Equal sets are represented with the notation ‘=’ between them as follows:

P = Q

How do you Prove Sets are Equal?

To proof any two given sets are equal sets we need to asses two things in given sets.

• Both sets needs to have same number of elements i.e., both sets have same cardinality.
• All the elements of each set are same as the other.

If any two sets hold the following two conditions, those are equal sets.

When are Two Sets Equal?

When both sets have equal number of elements and all the elements of one sets are same as other set, then both the given sets are equal.

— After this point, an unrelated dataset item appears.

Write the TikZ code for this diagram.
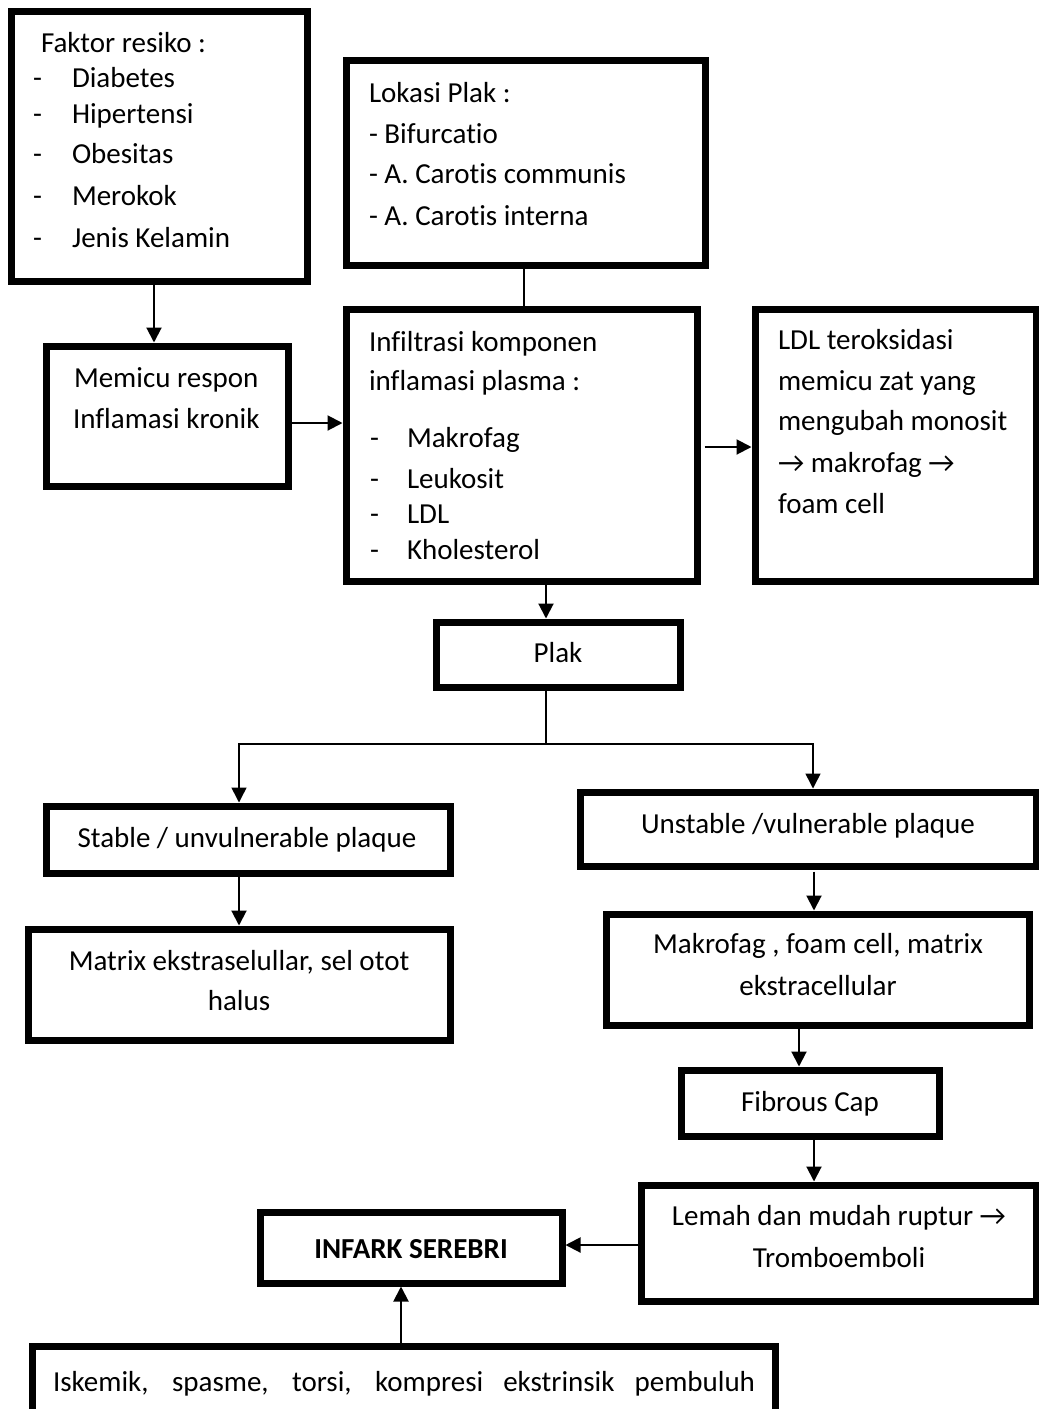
\documentclass[tikz,border=0pt]{standalone}
\usepackage{fontspec}
\setmainfont{Carlito}[Ligatures=NoCommon]
\usetikzlibrary{arrows.meta}
\tikzset{
  box/.style={draw=black, line width=7pt, rectangle, inner sep=0pt, fill=white},
  txt/.style={anchor=base west, inner sep=0pt, outer sep=0pt, font=\fontsize{29}{35}\selectfont},
  ctxt/.style={anchor=base, inner sep=0pt, outer sep=0pt, font=\fontsize{29}{35}\selectfont},
  arr/.style={line width=2pt, -{Triangle[length=15pt,width=15pt]}},
  ln/.style={line width=2pt},
  thin/.style={line width=1.5pt}
}
\begin{document}
\begin{tikzpicture}[x=1pt,y=-1pt]
\clip (0,0) rectangle (1039,1409);
\fill[white] (0,0) rectangle (1039,1409);
% boxes
\node[box, minimum width=296pt, minimum height=270pt] (faktor) at (159,146) {};
\node[box, minimum width=359.5pt, minimum height=205pt] (lokasi) at (525.75,162.5) {};
\node[box, minimum width=242pt, minimum height=140pt] (memicu) at (167,416) {};
\node[box, minimum width=351pt, minimum height=272pt] (infil) at (521.5,445) {};
\node[box, minimum width=281pt, minimum height=272pt] (ldl) at (895.5,445) {};
\node[box, minimum width=244pt, minimum height=65pt] (plak) at (558,654.5) {};
\node[box, minimum width=404pt, minimum height=67pt] (stable) at (248,839.5) {};
\node[box, minimum width=422pt, minimum height=111pt] (matrix) at (239,984.5) {};
\node[box, minimum width=456pt, minimum height=74pt] (unstable) at (808,829) {};
\node[box, minimum width=423pt, minimum height=111pt] (makro) at (817.5,969.5) {};
\node[box, minimum width=258pt, minimum height=66pt] (fibrous) at (810,1103) {};
\node[box, minimum width=395pt, minimum height=116pt] (lemah) at (838.5,1243) {};
\node[box, minimum width=302pt, minimum height=71pt] (infark) at (411,1247.5) {};
\node[box, minimum width=743pt, minimum height=114pt] (bottom) at (403.5,1403) {};

% Faktor resiko
\node[txt] (f0) at (41,52) {Faktor resiko :};
\node[txt] (f1d) at (33,87) {-};   \node[txt] (f1) at (72,87) {Diabetes};
\node[txt] (f2d) at (33,123) {-};  \node[txt] (f2) at (72,123) {Hipertensi};
\node[txt] (f3d) at (33,163) {-};  \node[txt] (f3) at (72,163) {Obesitas};
\node[txt] (f4d) at (33,205) {-};  \node[txt] (f4) at (72,205) {Merokok};
\node[txt] (f5d) at (33,247) {-};  \node[txt] (f5) at (72,247) {Jenis Kelamin};

% Lokasi
\node[txt] (l0) at (369,102) {Lokasi Plak :};
\node[txt] (l1) at (369,143) {- Bifurcatio};
\node[txt] (l2) at (369,183) {- A. Carotis communis};
\node[txt] (l3) at (369,225) {- A. Carotis interna};

% Memicu
\node[txt] (m1) at (74,387) {Memicu respon};
\node[txt] (m2) at (73,428) {Inflamasi kronik};

% Infiltrasi
\node[txt] (i1) at (369,351) {Infiltrasi komponen};
\node[txt] (i2) at (369,390) {inflamasi plasma :};
\node[txt] (i3d) at (370,447) {-}; \node[txt] (i3) at (407,447) {Makrofag};
\node[txt] (i4d) at (370,488) {-}; \node[txt] (i4) at (407,488) {Leukosit};
\node[txt] (i5d) at (370,523) {-}; \node[txt] (i5) at (407,523) {LDL};
\node[txt] (i6d) at (370,559) {-}; \node[txt] (i6) at (407,559) {Kholesterol};

% LDL box
\node[txt] (d1) at (778,349) {LDL teroksidasi};
\node[txt] (d2) at (778,390) {memicu zat yang};
\node[txt] (d3) at (778,430) {mengubah monosit};
\node[txt] (d4) at (778,472) {→ makrofag →};
\node[txt] (d5) at (778,513) {foam cell};

% centered texts
\node[ctxt] (tplak) at (558,662) {Plak};
\node[ctxt] (tstable) at (247,847) {Stable / unvulnerable plaque};
\node[ctxt] (tmat1) at (239,970) {Matrix ekstraselullar, sel otot};
\node[ctxt] (tmat2) at (239,1010) {halus};
\node[ctxt] (tunst) at (808,833) {Unstable /vulnerable plaque};
\node[ctxt] (tmak1) at (818,953) {Makrofag , foam cell, matrix};
\node[ctxt] (tmak2) at (818,995) {ekstracellular};
\node[ctxt] (tfib) at (810,1111) {Fibrous Cap};
\node[ctxt] (tlem1) at (839,1225) {Lemah dan mudah ruptur →};
\node[ctxt] (tlem2) at (839,1267) {Tromboemboli};
\node[ctxt, font=\fontsize{29}{35}\selectfont\bfseries] (tinf) at (411,1258) {INFARK SEREBRI};
\node[ctxt] (tbot) at (404,1391) {\makebox[702pt][s]{Iskemik, spasme, torsi, kompresi ekstrinsik pembuluh}};

% connectors
\draw[arr] ([xshift=-5pt]faktor.south) -- ([xshift=-13pt]memicu.north);
\draw[arr] ([yshift=-7pt]memicu.east) -- ([yshift=22pt]infil.west);
\draw[ln] ([xshift=-1.75pt]lokasi.south) -- ([xshift=2.5pt]infil.north);
\draw[arr] ([xshift=4pt,yshift=-2pt]infil.east) -- ([yshift=-2pt]ldl.west);
\draw[arr] ([xshift=24.5pt]infil.south) -- ([xshift=-12pt]plak.north);
\coordinate (br) at (546,744);
\draw[thin] ([xshift=-12pt]plak.south) -- (br);
\draw[thin, -{Triangle[length=15pt,width=15pt]}] (br) -| ([xshift=-9pt]stable.north);
\draw[thin, -{Triangle[length=15pt,width=15pt]}] (br) -| ([xshift=5pt]unstable.north);
\draw[arr] ([xshift=-9pt]stable.south) -- (matrix.north);
\draw[arr] ([xshift=6pt,yshift=-2pt]unstable.south) -- ([xshift=-3.5pt]makro.north);
\draw[arr] ([xshift=-18.5pt]makro.south) -- ([xshift=-11pt]fibrous.north);
\draw[arr] ([xshift=4pt]fibrous.south) -- ([xshift=-24.5pt]lemah.north);
\draw[arr] ([yshift=-2pt]lemah.west) -- ([yshift=2.5pt]infark.east);
\draw[arr] ([xshift=-2.5pt]bottom.north) -- ([xshift=-10pt]infark.south);
\end{tikzpicture}
\end{document}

What are Equal and Unequal Sets?

Equal sets are those which has equal number of same elements in both the sets, on the other hand if set either have unequal number of elements, different elements or both, then sets are said to be unequal.

What is the difference between Equal and Equivalent Sets?

Equal Sets are those sets whose all elements are equal and are represented with a “=” sign between two sets.

However, equivalent sets are those which have the same cardinality i.e., an equal number of elements and ‘~’ or ‘≡’ is used between two sets to represent this equivalent relation between them.

What are some Properties of Equal Sets?

Some porperties of Equal Sets are:

• If A = B, then A ⊂ B and B ⊂ A.
• If A = B then, A ∩ B = A = B.

“All Equivalent Sets are Equal Sets” is True or False.

No, all equivalent sets are not equal as equivalent sets can have different element in each other but equal sets can’t have that.

What is an Example of Equal and Unequal sets?

For sets A = {a, e, i, o, u}, B = {a, i, o, u, e} and C = {a, 1, e, 5, i}

A = B but A ≠ C and B ≠ C as well.

Thus, A and B are examples of Equal Sets, and A & C or B & C are examples of Unequal Sets.